Set beneath the heavy Southern sky, The Song of the Blue Bottle Tree follows a young woman navigating family expectations, buried secrets, and the complicated legacy of faith in a small-town community that remembers everything. As the past presses in and long-held beliefs begin to crack, she’s forced to decide what to hold onto—and what must be laid to rest for her to truly move forward.


There are books that feel like humidity—thick, clinging, impossible to shake. This was one of them.

As someone who grew up in the South, this atmosphere hit me right in the bones. The cicada-song tension, the front-porch silences, the way religion threads itself through daily life whether you invite it in or not—it all felt painfully authentic. You can tell when a setting is lived-in versus researched, and this one felt lived. The heat, the expectation, the unspoken rules—every page carried that weight.

The atmosphere is where this book truly shines. The writing is lyrical without being indulgent, grounded but still haunting. I could practically see the blue bottle tree glinting in the yard, catching sunlight and secrets alike.

That said, this wasn’t always an easy read for me.

The exploration of religious trauma is honest and unflinching. It doesn’t sensationalize. It doesn’t soften the edges. It lays bare the way faith can shape, shelter, suffocate, and scar. There were moments I had to sit with—moments that pressed on tender places. The portrayal is powerful, but if you have your own complicated history with church culture, be prepared. It may stir things.

And yet.

Even in its heaviness, this story is beautiful.
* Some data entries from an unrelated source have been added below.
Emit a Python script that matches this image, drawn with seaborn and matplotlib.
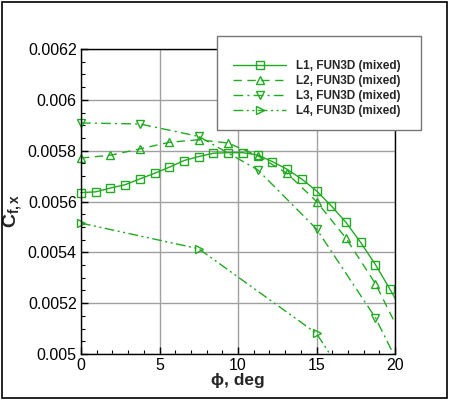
import numpy as np
import pandas as pd
import matplotlib
matplotlib.use("Agg")
import matplotlib.pyplot as plt
from matplotlib.patches import Rectangle
from matplotlib.ticker import FixedLocator, MultipleLocator
import seaborn as sns

# ---------------- data ----------------
series_names = ["L1, FUN3D (mixed)", "L2, FUN3D (mixed)",
                "L3, FUN3D (mixed)", "L4, FUN3D (mixed)"]

l1_phi = [0.0, 0.9375, 1.875, 2.8125, 3.75, 4.6875, 5.625, 6.5625, 7.5, 8.4375,
          9.375, 10.3125, 11.25, 12.1875, 13.125, 14.0625, 15.0, 15.9375, 16.875,
          17.8125, 18.75, 19.6875, 20.625]
l1_cf = [0.005635, 0.005638, 0.005653, 0.005666, 0.005689, 0.005711, 0.005735,
         0.005761, 0.005777, 0.005790, 0.005792, 0.005792, 0.005783, 0.005757,
         0.005727, 0.005688, 0.005642, 0.005583, 0.005518, 0.005439, 0.005352,
         0.005254, 0.005151]

l2_phi = [0.0, 1.875, 3.75, 5.625, 7.5, 9.375, 11.25, 13.125, 15.0, 16.875,
          18.75, 20.625]
l2_cf = [0.005771, 0.005782, 0.005807, 0.005833, 0.005843, 0.005830, 0.005780,
         0.005711, 0.005600, 0.005456, 0.005277, 0.005045]

l3_phi = [0.0, 3.75, 7.5, 11.25, 15.0, 18.75, 20.625]
l3_cf = [0.005909, 0.005905, 0.005856, 0.005725, 0.005492, 0.005143, 0.004910]

l4_phi = [0.0, 7.5, 15.0, 22.5]
l4_cf = [0.005515, 0.005414, 0.005081, 0.004366]

x_ticks = [0, 5, 10, 15, 20]
x_ticklabels = ["0", "5", "10", "15", "20"]
y_ticks = [0.005, 0.0052, 0.0054, 0.0056, 0.0058, 0.006, 0.0062]
y_ticklabels = ["0.005", "0.0052", "0.0054", "0.0056", "0.0058", "0.006", "0.0062"]

# ---------------- styling ----------------
green = "#22aa22"
markers = {series_names[0]: "s", series_names[1]: "^",
           series_names[2]: "v", series_names[3]: ">"}
dashes = {series_names[0]: "",
          series_names[1]: (6, 4),
          series_names[2]: (7, 3, 1.5, 3),
          series_names[3]: (7, 2.5, 1.5, 2.5, 1.5, 2.5)}

frames = []
for name, xs, ys in zip(series_names, [l1_phi, l2_phi, l3_phi, l4_phi],
                        [l1_cf, l2_cf, l3_cf, l4_cf]):
    frames.append(pd.DataFrame({"phi": xs, "cf": ys, "series": name}))
df = pd.concat(frames, ignore_index=True)

sns.set_theme(style="white")
plt.rcParams["font.family"] = ["Liberation Sans", "DejaVu Sans"]
plt.rcParams["mathtext.fontset"] = "custom"
plt.rcParams["mathtext.rm"] = "Liberation Sans"
plt.rcParams["mathtext.bf"] = "Liberation Sans:bold"
plt.rcParams["mathtext.it"] = "Liberation Sans:italic"

fig = plt.figure(figsize=(4.5, 4.0), dpi=100)
ax = fig.add_axes([81 / 450, 1 - 354 / 400, 314 / 450, 305 / 400])

sns.lineplot(data=df, x="phi", y="cf", style="series", style_order=series_names,
             markers=markers, dashes=dashes, color=green, linewidth=1.0,
             markersize=5.5, markerfacecolor="none", markeredgecolor=green,
             markeredgewidth=1.0, legend=False, ax=ax, estimator=None, sort=False)

clip_rect = Rectangle((-0.05, 0.0), 1.05, 1.0, transform=ax.transAxes)
for ln in ax.lines:
    ln.set_clip_path(clip_rect)

ax.set_xlim(0, 20)
ax.set_ylim(0.005, 0.0062)
ax.xaxis.set_major_locator(FixedLocator(x_ticks))
ax.set_xticklabels(x_ticklabels)
ax.xaxis.set_minor_locator(MultipleLocator(1))
ax.yaxis.set_major_locator(FixedLocator(y_ticks))
ax.set_yticklabels(y_ticklabels)
ax.yaxis.set_minor_locator(MultipleLocator(0.00005))

ax.tick_params(axis="both", which="major", direction="in", length=5, width=1,
               color="black", labelsize=11.5, pad=3, labelcolor="black",
               top=False, right=False, bottom=True, left=True)
ax.tick_params(axis="both", which="minor", direction="in", length=3, width=0.8,
               color="black", top=False, right=False, bottom=True, left=True)

ax.grid(True, which="major", color="#a0a0a0", linewidth=1.0)
ax.set_axisbelow(True)
for sp in ax.spines.values():
    sp.set_visible(True)
    sp.set_color("black")
    sp.set_linewidth(1.0)

ax.set_xlabel("\u03d5, deg", fontsize=12.5, fontweight="bold", labelpad=0)
ax.set_ylabel(r"$\mathbf{C_{f,x}}$", fontsize=14, labelpad=1)
ax.yaxis.set_label_coords(-0.18, 0.47)

# legend box and entries
fig.add_artist(Rectangle((217 / 450, 1 - 130 / 400), 204 / 450, 94 / 400,
                         transform=fig.transFigure, facecolor="white",
                         edgecolor="#777777", linewidth=1.0, zorder=4))
leg = fig.legend(handles=ax.lines[:4], labels=series_names, loc="upper left",
                 bbox_to_anchor=(233 / 450, 1 - 60 / 400),
                 bbox_transform=fig.transFigure, frameon=False,
                 prop={"size": 8.5, "weight": "bold"},
                 handlelength=4.5, handletextpad=0.8, labelspacing=0.25,
                 borderpad=0, borderaxespad=0, numpoints=1)
leg.set_zorder(5)

# outer figure border
fig.add_artist(Rectangle((1.5 / 450, 1 - 398 / 400), 445.5 / 450, 396.5 / 400,
                         transform=fig.transFigure, fill=False,
                         edgecolor="black", linewidth=1.2, zorder=6))

fig.savefig("out.png", dpi=100)
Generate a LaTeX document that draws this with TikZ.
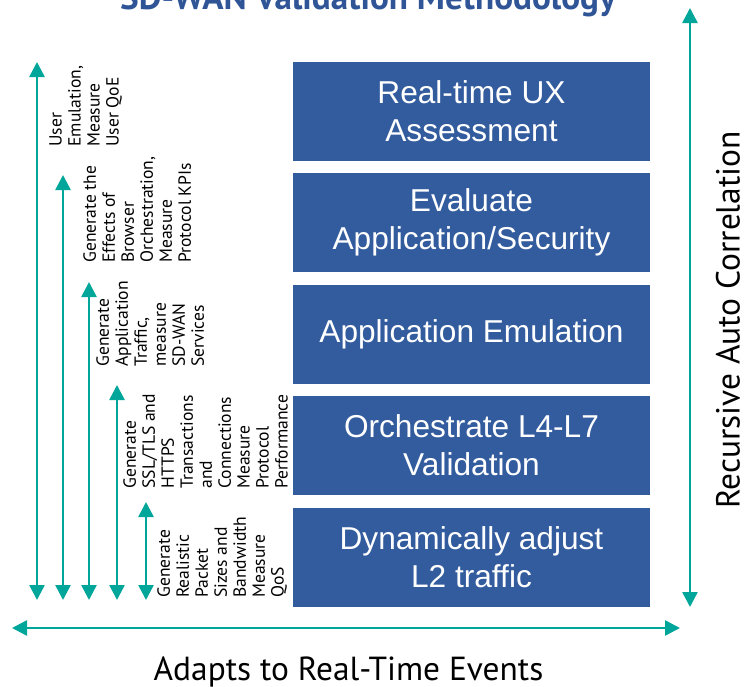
\documentclass[tikz,border=0pt]{standalone}
\usepackage{fontspec}
\setmainfont{Liberation Sans}
\newfontfamily\notefont{PT Sans}
\usetikzlibrary{positioning, arrows.meta}

\definecolor{stageblue}{RGB}{51,92,158}
\definecolor{titleblue}{RGB}{47,85,151}
\definecolor{flowteal}{RGB}{0,166,153}

\begin{document}
\begin{tikzpicture}[
        >={Triangle[width=0.3cm,length=0.3cm]},
        stage/.style={rectangle, fill=stageblue, text=white, minimum width=7.14cm, minimum height=1.98cm, align=center, font=\fontsize{18}{21.5}\selectfont},
        note/.style={rotate=90, anchor=north west, inner sep=0pt, align=left, font=\notefont\fontsize{10}{10.8}\selectfont},
        flow/.style={draw=flowteal, line width=1.5pt, <->},
    ]
        \useasboundingbox (0,0) rectangle (15,-13.74);

        % Title (cut at the top)
        \node[anchor=base, text=titleblue, font=\notefont\bfseries\fontsize{20}{24}\selectfont] (title) at (7.36,-0.2) {SD-WAN Validation Methodology};

        % Draw the stages
        \foreach \name / \txt in {1/{Real-time UX\\Assessment}, 2/{Evaluate\\Application/Security}, 3/{Application Emulation}, 4/{Orchestrate L4-L7\\Validation}, 5/{Dynamically adjust\\L2 traffic}}
            \node[stage] (S-\name) at (9.43,{-2.22-2.23*(\name-1)}) {\txt};

        % Draw the arrows on the left
        \foreach \name / \x / \y in {1/0.74/-1.24, 2/1.26/-3.5, 3/1.78/-5.64, 4/2.34/-7.7, 5/2.92/-10.04} {
            \coordinate (A-\name-top) at (\x,\y);
            \coordinate (A-\name-bot) at (\x,-12.0);
            \path[flow] (A-\name-bot) -- (A-\name-top);
        }

        % Notes next to the arrows
        \node[note] (N-1) at (0.98,-2.94) {User\\Emulation,\\Measure\\User QoE};
        \node[note] (N-2) at (1.66,-5.26) {Generate the\\Effects of\\Browser\\Orchestration,\\Measure\\Protocol KPIs};
        \node[note] (N-3) at (1.92,-7.34) {Generate\\Application\\Traffic,\\measure\\SD-WAN\\Services};
        \node[note] (N-4) at (2.46,-9.78) {Generate\\SSL/TLS and\\HTTPS\\Transactions\\and\\Connections\\Measure\\Protocol\\Performance};
        \node[note] (N-5) at (3.14,-11.96) {Generate\\Realistic\\Packet\\Sizes and\\Bandwidth\\Measure\\QoS};

        % Recursive correlation arrow
        \coordinate (R-top) at (13.8,-0.16);
        \coordinate (R-bot) at (13.8,-12.14);
        \path[flow] (R-bot) -- (R-top);
        \node[rotate=90, inner sep=0pt, font=\notefont\fontsize{19}{22}\selectfont] (R-label) at (14.56,-6.4) {Recursive Auto Correlation};

        % Real-time events arrow
        \coordinate (E-left) at (0.24,-12.56);
        \coordinate (E-right) at (13.6,-12.56);
        \path[flow] (E-left) -- (E-right);
        \node[anchor=base, font=\notefont\fontsize{19}{22}\selectfont] (E-label) at (6.97,-13.6) {Adapts to Real-Time Events};
    \end{tikzpicture}
\end{document}
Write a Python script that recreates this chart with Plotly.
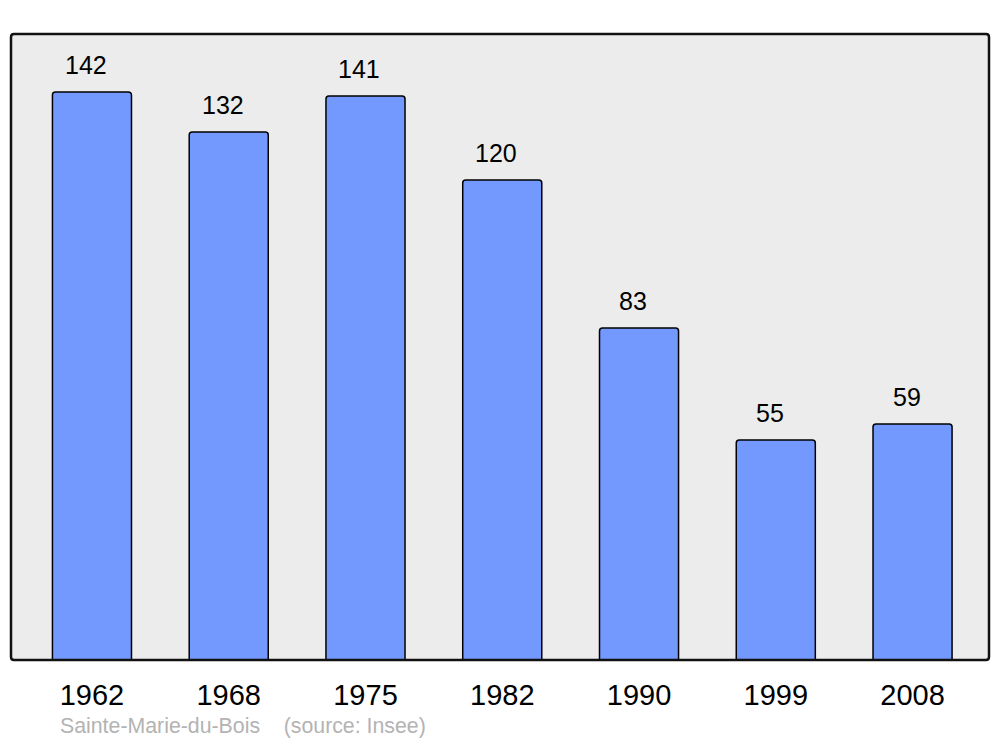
import plotly.graph_objects as go

years = ["1962", "1968", "1975", "1982", "1990", "1999", "2008"]
population = [142, 132, 141, 120, 83, 55, 59]
footer_text = "Sainte-Marie-du-Bois    (source: Insee)"

# page body has an 8px margin; size the figure so it fits the 1000x747 window
OFF = 8
W, H = 1000 - 2 * OFF, 747 - 2 * OFF
L, T = 11 - OFF, 34 - OFF
R = (W + OFF) - 989
B = (H + OFF) - 660
pw, ph = W - L - R, H - T - B

def paper_x(xpx):
    return (xpx - OFF - L) / pw

def paper_y(ypx):
    return (H - B - (ypx - OFF)) / ph

fig = go.Figure()
fig.add_trace(go.Bar(
    x=list(range(len(years))), y=population,
    width=0.578,
    marker=dict(color="#7399ff", line=dict(color="#000000", width=1.5)),
    hoverinfo="skip",
))

for i, v in enumerate(population):
    fig.add_annotation(x=i, y=v, text=str(v), showarrow=False,
                       yanchor="bottom", yshift=11, xshift=-6,
                       font=dict(size=25, color="#000000", family="Liberation Sans, Arial"))

fig.add_annotation(x=paper_x(59), y=paper_y(739), xref="paper", yref="paper",
                   xanchor="left", yanchor="bottom", showarrow=False,
                   text=footer_text, borderpad=0,
                   font=dict(size=21.3, color="#b3b3b3", family="Liberation Sans, Arial"))

# rounded frame around plot area
r = 3
def px(x):
    return x / pw
def py(y):
    return 1 - y / ph
path = (f"M {px(r)},{py(0)} L {px(pw - r)},{py(0)} Q {px(pw)},{py(0)} {px(pw)},{py(r)} "
        f"L {px(pw)},{py(ph - r)} Q {px(pw)},{py(ph)} {px(pw - r)},{py(ph)} "
        f"L {px(r)},{py(ph)} Q {px(0)},{py(ph)} {px(0)},{py(ph - r)} "
        f"L {px(0)},{py(r)} Q {px(0)},{py(0)} {px(r)},{py(0)} Z")
fig.add_shape(type="path", path=path, xref="paper", yref="paper",
              line=dict(color="#111111", width=2.5), layer="above")

fig.update_layout(
    width=W, height=H,
    margin=dict(l=L, r=R, t=T, b=B, pad=0),
    paper_bgcolor="#ffffff", plot_bgcolor="#ececec",
    showlegend=False, barcornerradius=3,
    xaxis=dict(range=[-0.592, 6.559], tickmode="array",
               tickvals=list(range(len(years))), ticktext=years,
               tickfont=dict(size=29, color="#000000", family="Liberation Sans, Arial"),
               showgrid=False, zeroline=False, showline=False, ticks="",
               ticklabelstandoff=15),
    yaxis=dict(range=[0, 156.5], visible=False, showgrid=False, zeroline=False),
)

fig.write_html("out.html")
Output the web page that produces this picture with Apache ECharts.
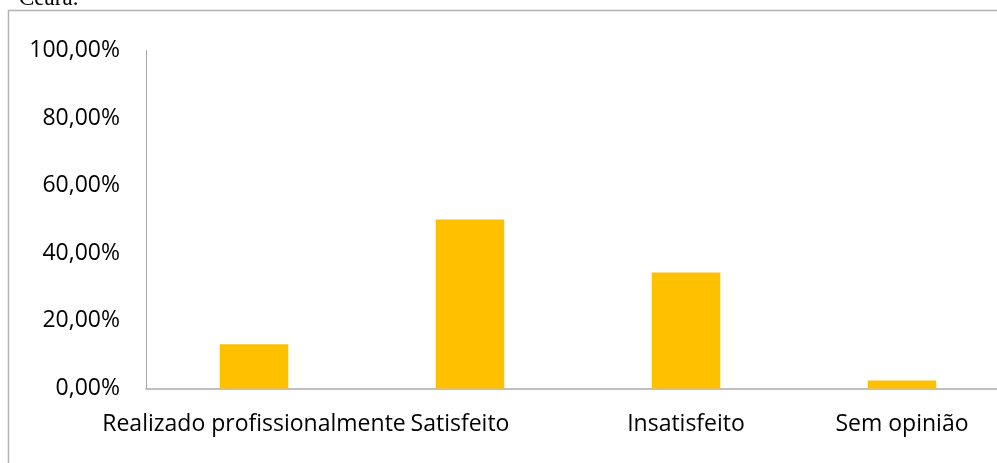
<!DOCTYPE html>
<html>
<head>
<meta charset="utf-8">
<script src="https://cdn.jsdelivr.net/npm/echarts@6/dist/echarts.min.js"></script>
<style>
  html, body { margin: 0; padding: 0; background: #fff; }
  #chart { width: 997px; height: 463px; }
</style>
</head>
<body>
<div id="chart"></div>
<script>
// Satisfação profissional — percentuais por categoria
const categories = ['Realizado profissionalmente', 'Satisfeito', 'Insatisfeito', 'Sem opinião'];
const percentages = [13.1, 50.0, 34.3, 2.4];
const yTicks = { min: 0, max: 100, step: 20 };
const captionText = 'Ceará.';

const chart = echarts.init(document.getElementById('chart'), null, { renderer: 'canvas' });

const fmtPct = v => v.toFixed(2).replace('.', ',') + '%';

// the second category label sits slightly left of its bar
const fmtCategory = (v, i) => (i === 1 ? '{shift|' + v + '}' : v);

chart.setOption({
  animation: false,
  backgroundColor: '#ffffff',
  graphic: [
    {
      type: 'rect',
      shape: { x: 8.5, y: 10.5, width: 1100, height: 600 },
      style: { fill: 'none', stroke: '#b3b3b3', lineWidth: 1.5 },
      silent: true
    },
    {
      type: 'text',
      x: 19,
      y: 10,
      style: {
        text: captionText,
        x: 0,
        y: 0,
        verticalAlign: 'bottom',
        font: '23px "Liberation Serif", "Times New Roman", serif',
        fill: '#000'
      },
      silent: true
    }
  ],
  grid: {
    left: 146,
    top: 50.5,
    width: 864,
    height: 338,
    containLabel: false,
    outerBoundsMode: 'none'
  },
  xAxis: {
    type: 'category',
    data: categories,
    axisLine: { show: true, lineStyle: { color: '#acacac', width: 1.5 } },
    axisTick: { show: false },
    axisLabel: {
      interval: 0,
      margin: 24,
      color: '#000',
      fontFamily: '"Open Sans", sans-serif',
      fontSize: 23,
      formatter: fmtCategory,
      rich: {
        shift: {
          fontFamily: '"Open Sans", sans-serif',
          fontSize: 23,
          color: '#000',
          padding: [0, 20, 0, 0]
        }
      }
    }
  },
  yAxis: {
    type: 'value',
    min: yTicks.min,
    max: yTicks.max,
    interval: yTicks.step,
    axisLine: { show: true, lineStyle: { color: '#a6a6a6', width: 1 } },
    axisTick: { show: false },
    splitLine: { show: false },
    axisLabel: {
      margin: 26,
      color: '#000',
      fontFamily: '"Open Sans", sans-serif',
      fontSize: 23,
      formatter: fmtPct
    }
  },
  series: [{
    type: 'bar',
    data: percentages,
    barWidth: 68.5,
    itemStyle: { color: '#FFC000' }
  }]
});
</script>
</body>
</html>
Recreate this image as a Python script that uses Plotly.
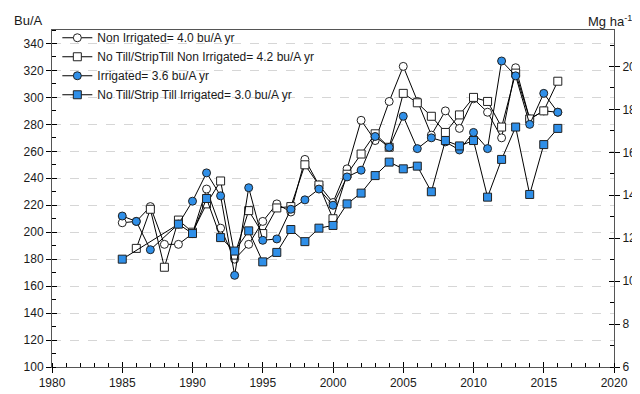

There’s something deeply compassionate about the way it handles doubt, grief, and the messy process of disentangling belief from identity. It doesn’t mock faith, nor does it blindly defend it. Instead, it explores the gray spaces in between—the places where people are just trying to survive what they were taught and decide what still belongs to them.

I loved the emotional depth. I loved the sense of place. I loved that it trusted the reader to sit in discomfort rather than rush toward easy resolution.

This is one of those quiet, resonant novels that lingers long after you close it. It may not be fast-paced or plot-heavy in a traditional sense, but it hums with feeling.

And sometimes, that’s more than enough.


Devour or Nibble?

Devour if you love Southern Gothic atmosphere, layered family dynamics, and thoughtful explorations of faith and trauma.

Nibble if religious themes hit too close to home or you’re looking for something light and breezy. This one asks you to feel.